Breja: I just don't understand the appeal of handheld gaming and never will.
I get the appeal of handhelds for games that can be played primarily on a controller (platformers, racing games, etc). Problem is for many older games and entire genres (RTS, FPS, Commandos-like strategy games, 4X, point & click adventures, text adventures, etc), I find trying to force them to 'fit' onto a controller just to fit the device's form factor plays far worse than a keyboard & mouse they were designed around. Trackpads on handhelds are still slower vs mice for rapidly selecting things as they're always been on laptops. You can get away with that for slow-paced non-actiony point & click adventures, less so with RTS's. AntiMicroX can translate controller input to a "virtual" keyb / mouse, but older FPS's still play far worse when all the "under the hood" controller 'cheaty' code quietly placed in modern FPS's (eg, controller auto-aim, snap targeting, enlarged enemy hitboxes, weapon wheel selection, etc) is missing.

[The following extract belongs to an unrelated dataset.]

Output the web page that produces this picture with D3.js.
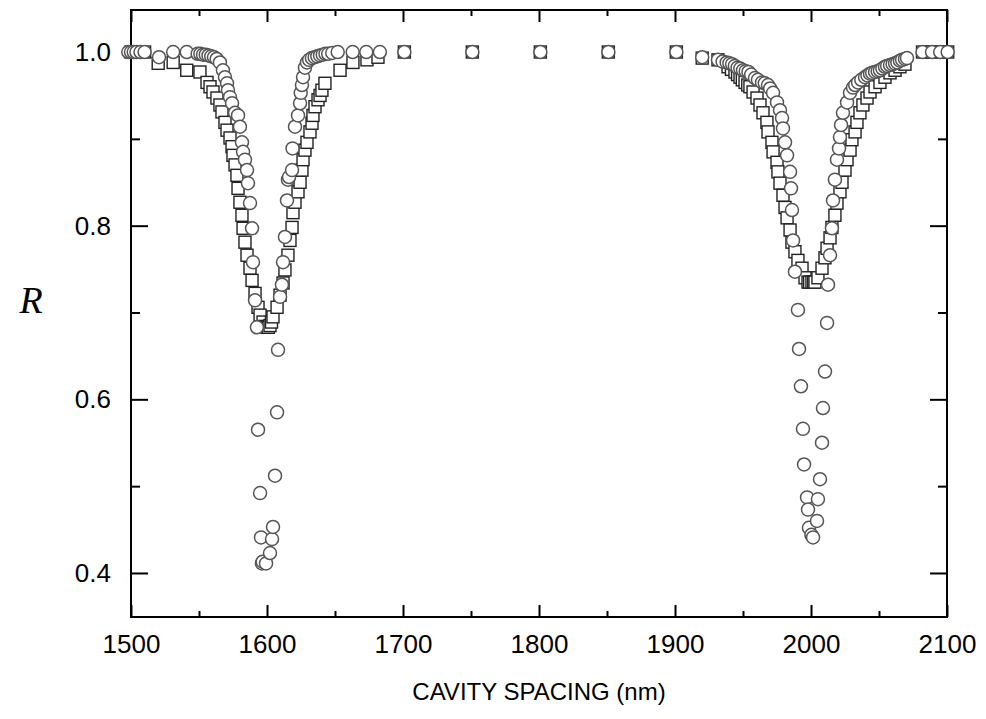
<!DOCTYPE html>
<html>
<head>
<meta charset="utf-8">
<script src="https://cdn.jsdelivr.net/npm/d3@7"></script>
<style>
	body { margin: 0; background: #fff; }
	svg { display: block; font-family: 'Liberation Sans', Arial, sans-serif; }
</style>
</head>
<body>
<div class="container"></div>
<script>
// circles series (cavity spacing in nm, reflectance R)
var circleNm = [1498, 1500, 1502, 1504, 1507, 1510, 1520.6, 1531, 1541, 1549, 1551, 1553, 1555, 1557, 1559, 1561, 1563,
	1565.4, 1567.6, 1569.1, 1570.6, 1571.3, 1572.8, 1574.3, 1576.5, 1578.7, 1580.1, 1581.6, 1582.4, 1583.8, 1585.3, 1586,
	1587.5, 1589, 1589.7, 1591.2, 1592.6, 1593.4, 1594.9, 1595.6, 1596.3, 1596.8, 1599.3, 1602.2, 1603.7, 1604.4, 1605.9,
	1607.4, 1608.1, 1609.6, 1611, 1611.8, 1613.2, 1614.7, 1615.4, 1616.2, 1618.4, 1618.8, 1620.6, 1622.8, 1624.3, 1624.8,
	1625.7, 1626.5, 1627.9, 1629.4, 1631, 1633, 1635, 1637, 1639, 1641, 1643, 1645, 1648, 1652, 1663, 1673, 1683,
	1701, 1751, 1801, 1851, 1901, 1920, 1931.6, 1935, 1938, 1940, 1942, 1944, 1946, 1948, 1950, 1952, 1954, 1956,
	1958.8, 1961, 1964, 1966, 1968.4, 1970, 1972.1, 1975, 1977.2, 1978.7, 1979.4, 1980.9, 1982.4, 1984.6, 1985.3, 1986,
	1986.8, 1988.2, 1990.4, 1991.2, 1992.6, 1994.1, 1994.9, 1997.1, 1997.8, 1998.5, 2000.3, 2001.5, 2004.4, 2005.1,
	2006.6, 2008.1, 2008.8, 2010.3, 2011.8, 2012.5, 2014, 2015.4, 2016.2, 2017.6, 2019.1, 2020.6, 2021.3, 2022.1, 2023.5,
	2026.5, 2028.7, 2030.9, 2032.5, 2034.6, 2037, 2039.7, 2041.5, 2043.4, 2045, 2047.1, 2049, 2050.7, 2052.5, 2054.4,
	2056, 2058.1, 2060, 2061.8, 2063.5, 2065.4, 2067, 2069.1, 2070.6, 2082, 2089, 2095, 2100.5];
var circleR = [1.0, 1.0, 1.0, 1.0, 1.0, 1.0, 0.994, 1.0, 1.0, 0.998, 0.998, 0.997, 0.997, 0.996, 0.995, 0.994, 0.992,
	0.988, 0.979, 0.971, 0.964, 0.956, 0.948, 0.941, 0.930, 0.927, 0.914, 0.896, 0.885, 0.876, 0.864, 0.849,
	0.826, 0.797, 0.758, 0.714, 0.683, 0.565, 0.492, 0.441, 0.411, 0.413, 0.411, 0.423, 0.439, 0.453, 0.512,
	0.585, 0.657, 0.718, 0.732, 0.758, 0.787, 0.829, 0.853, 0.856, 0.864, 0.889, 0.914, 0.927, 0.941, 0.953,
	0.962, 0.971, 0.982, 0.988, 0.991, 0.993, 0.994, 0.995, 0.996, 0.997, 0.998, 0.998, 0.999, 1.0, 1.0, 1.0, 1.0,
	1.0, 1.0, 1.0, 1.0, 1.0, 0.994, 0.991, 0.989, 0.988, 0.987, 0.986, 0.984, 0.982, 0.981, 0.979, 0.978, 0.977, 0.974,
	0.970, 0.968, 0.965, 0.964, 0.962, 0.958, 0.953, 0.942, 0.933, 0.924, 0.912, 0.896, 0.881, 0.862, 0.843, 0.818,
	0.783, 0.747, 0.703, 0.658, 0.615, 0.566, 0.525, 0.487, 0.473, 0.452, 0.444, 0.441, 0.460, 0.485,
	0.508, 0.550, 0.590, 0.632, 0.688, 0.732, 0.766, 0.797, 0.829, 0.853, 0.876, 0.889, 0.902, 0.916, 0.930,
	0.942, 0.953, 0.959, 0.962, 0.965, 0.968, 0.971, 0.973, 0.975, 0.976, 0.977, 0.978, 0.979, 0.981, 0.983,
	0.984, 0.985, 0.986, 0.987, 0.988, 0.990, 0.991, 0.992, 0.993, 1.0, 1.0, 1.0, 1.0];

// squares series
var squareNm = [1500, 1505, 1510, 1520, 1531, 1541, 1550.7, 1555.9, 1558.1, 1560.3, 1563.2, 1565.4, 1566.9, 1569.1,
	1570.6, 1572.8, 1574.3, 1575, 1576.5, 1577.9, 1578.7, 1580.1, 1581.6, 1582.4, 1583.8, 1585.3, 1587.5, 1589, 1591.2,
	1593.4, 1594.9, 1597.1, 1598.5, 1600, 1601, 1602.2, 1603.3, 1604.4, 1607.4, 1609.6, 1611.8, 1613.2, 1615.4, 1616.9,
	1618.4, 1619.1, 1620.6, 1622.8, 1624.3, 1625.7, 1626.5, 1627.9, 1629.4, 1631.6, 1633.1, 1633.8, 1635.3, 1637.5,
	1639, 1640.4, 1642.6, 1653.7, 1663.2, 1673.5, 1681.6, 1701, 1751, 1801, 1851, 1901, 1920, 1931.6, 1939, 1941.5,
	1944.1, 1946, 1947.8, 1949.5, 1951.5, 1953.5, 1955.1, 1957.4, 1960.3, 1962.5, 1964.7, 1967.6, 1968.4, 1971.3,
	1972.1, 1975, 1975.7, 1977.2, 1979.4, 1980.9, 1982.4, 1984.6, 1986, 1988.2, 1990.4, 1993.4, 1995.6, 1997.8, 1999,
	2000.7, 2002, 2002.9, 2005.1, 2008.1, 2010.3, 2011.8, 2014, 2015.4, 2017.6, 2019.1, 2021.3, 2022.8, 2025, 2026.5,
	2028.7, 2030.1, 2032.4, 2033.8, 2036, 2038.2, 2041.2, 2043.4, 2047.1, 2050.7, 2054.4, 2058.1, 2061.8, 2065.4,
	2069.1, 2082, 2089, 2095, 2100.5];
var squareR = [1.0, 1.0, 1.0, 0.987, 0.988, 0.979, 0.977, 0.965, 0.960, 0.954, 0.947, 0.939, 0.931, 0.919,
	0.910, 0.901, 0.891, 0.881, 0.870, 0.858, 0.843, 0.827, 0.812, 0.797, 0.781, 0.766, 0.751, 0.737, 0.722,
	0.706, 0.697, 0.689, 0.684, 0.683, 0.683, 0.685, 0.689, 0.695, 0.706, 0.720, 0.734, 0.749, 0.766, 0.783,
	0.798, 0.815, 0.827, 0.839, 0.850, 0.864, 0.876, 0.887, 0.896, 0.908, 0.918, 0.927, 0.937, 0.945,
	0.950, 0.956, 0.964, 0.979, 0.988, 0.991, 0.994, 1.0, 1.0, 1.0, 1.0, 1.0, 0.993, 0.991, 0.983, 0.980,
	0.977, 0.974, 0.971, 0.968, 0.965, 0.962, 0.960, 0.954, 0.947, 0.939, 0.930, 0.919, 0.908, 0.896,
	0.885, 0.873, 0.862, 0.849, 0.835, 0.821, 0.809, 0.795, 0.781, 0.770, 0.760, 0.751, 0.740, 0.735, 0.735,
	0.735, 0.735, 0.735, 0.740, 0.751, 0.763, 0.774, 0.786, 0.798, 0.812, 0.826, 0.839, 0.850, 0.864, 0.876,
	0.887, 0.899, 0.908, 0.919, 0.930, 0.939, 0.947, 0.954, 0.960, 0.965, 0.971, 0.976, 0.979, 0.983,
	0.986, 1.0, 1.0, 1.0, 1.0];

var xMajor = [1500, 1600, 1700, 1800, 1900, 2000, 2100];
var xMinor = [1550, 1650, 1750, 1850, 1950, 2050];
var yMajor = [0.4, 0.6, 0.8, 1.0];
var yMinor = [0.5, 0.7, 0.9];

var W = 986, H = 719;
var box = { left: 131, right: 947, top: 10, bottom: 617 };

var svg = d3.select('.container').append('svg')
	.attr('width', W)
	.attr('height', H);

var x = d3.scaleLinear().domain([1500, 2100]).range([box.left, box.right]);
var y = d3.scaleLinear().domain([0.3493, 1.0484]).range([box.bottom, box.top]);

// axes, ticks point inward on all four sides
function drawAxis(axis, tx, ty, noLabels) {
	var g = svg.append('g').attr('transform', 'translate(' + tx + ',' + ty + ')').call(axis);
	g.select('.domain').remove();
	g.selectAll('.tick line').attr('stroke', '#000').attr('stroke-width', 2);
	g.selectAll('.tick text').attr('fill', '#000').style('font-size', '26px');
	if (noLabels) g.selectAll('.tick text').remove();
	return g;
}

drawAxis(d3.axisBottom(x).tickValues(xMajor).tickSize(-12).tickPadding(18).tickFormat(d3.format('d')), 0, box.bottom);
drawAxis(d3.axisBottom(x).tickValues(xMinor).tickSize(-6), 0, box.bottom, true);
drawAxis(d3.axisTop(x).tickValues(xMajor).tickSize(-12), 0, box.top, true);
drawAxis(d3.axisTop(x).tickValues(xMinor).tickSize(-6), 0, box.top, true);

drawAxis(d3.axisLeft(y).tickValues(yMajor).tickSize(-17).tickPadding(20).tickFormat(d3.format('.1f')), box.left, 0);
drawAxis(d3.axisLeft(y).tickValues(yMinor).tickSize(-9), box.left, 0, true);
drawAxis(d3.axisRight(y).tickValues(yMajor).tickSize(-17), box.right, 0, true);
drawAxis(d3.axisRight(y).tickValues(yMinor).tickSize(-9), box.right, 0, true);

svg.append('rect')
	.attr('x', box.left).attr('y', box.top)
	.attr('width', box.right - box.left).attr('height', box.bottom - box.top)
	.attr('fill', 'none').attr('stroke', '#000').attr('stroke-width', 2);

// squares
var sq = 12;
svg.append('g').selectAll('rect')
	.data(squareNm.map((d, i) => ({ nm: d, r: squareR[i] })))
	.enter().append('rect')
	.attr('x', d => x(d.nm) - sq / 2)
	.attr('y', d => y(d.r) - sq / 2)
	.attr('width', sq).attr('height', sq)
	.attr('fill', '#fff')
	.attr('stroke', '#222')
	.attr('stroke-width', 1.4);

// circles
svg.append('g').selectAll('circle')
	.data(circleNm.map((d, i) => ({ nm: d, r: circleR[i] })))
	.enter().append('circle')
	.attr('cx', d => x(d.nm))
	.attr('cy', d => y(d.r))
	.attr('r', 6.5)
	.attr('fill', '#fff')
	.attr('stroke', '#555')
	.attr('stroke-width', 1.5);

// labels
svg.append('text')
	.attr('x', (box.left + box.right) / 2)
	.attr('y', 700)
	.attr('text-anchor', 'middle')
	.style('font-size', '24px')
	.text('CAVITY SPACING (nm)');

svg.append('text')
	.attr('x', 31)
	.attr('y', 313)
	.attr('text-anchor', 'middle')
	.style('font-family', "'Liberation Serif', 'Times New Roman', serif")
	.style('font-style', 'italic')
	.style('font-size', '38px')
	.text('R');
</script>
</body>
</html>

Touchscreens work best for mobile games designed around them (eg, Bejeweled) because they usually have large oversized UI elements (
"It looks like a mobile port!") for precisely that reason. Anyone who's played around with Magic DOSBox on a similar sized 7-8" Android tablet can see for themselves some games can work fine whilst other games can technically "run" but simply aren't that enjoyable to play in practise in the face of issues like non-scaling UI's (hard-coded for 92ppi = on a +200ppi HiDPI 7" screen some UI elements can shrink to being absolutely tiny and barely readable), or selecting individual units in say Age of Empires / Lemmings, etc, when they're far smaller than the finger you're trying to 'click-tap' them with.
Workarounds for text heavy games like having to keep toggling an on-screen keyboard overlay (to type) then put it away again (so you can see what's underneath) on every key entry can get very annoying very quickly vs having a proper "hard" keyboard in text heavy games. And although you can solve half these issues by plugging in a dock, then plugging in a keyboard & mouse / external monitor into that dock, it's then significantly less portable than the marketing brochures suggest.
I looked at handhelds with serious consideration to buy one, but with a wider taste in / preference for older games than the usual narrow slice of only the newest action-adventure AAA's they typically get demo'd / reviewed with, personally I'd rather have a 14" laptop / detachable Windows tablet with the same 7840U / 8840U APU (eg, Minisforum v3) that does a whole lot more outside of just gaming (14" vs 7" screen difference makes office, web browsing actually pleasant) for little extra weight that you can still connect a compact Bluetooth controller (eg, SN30Pro) to anyway but without it being forced as the "expected" input device for a lot of older K&M-centric games that simply weren't designed around 2 joysticks.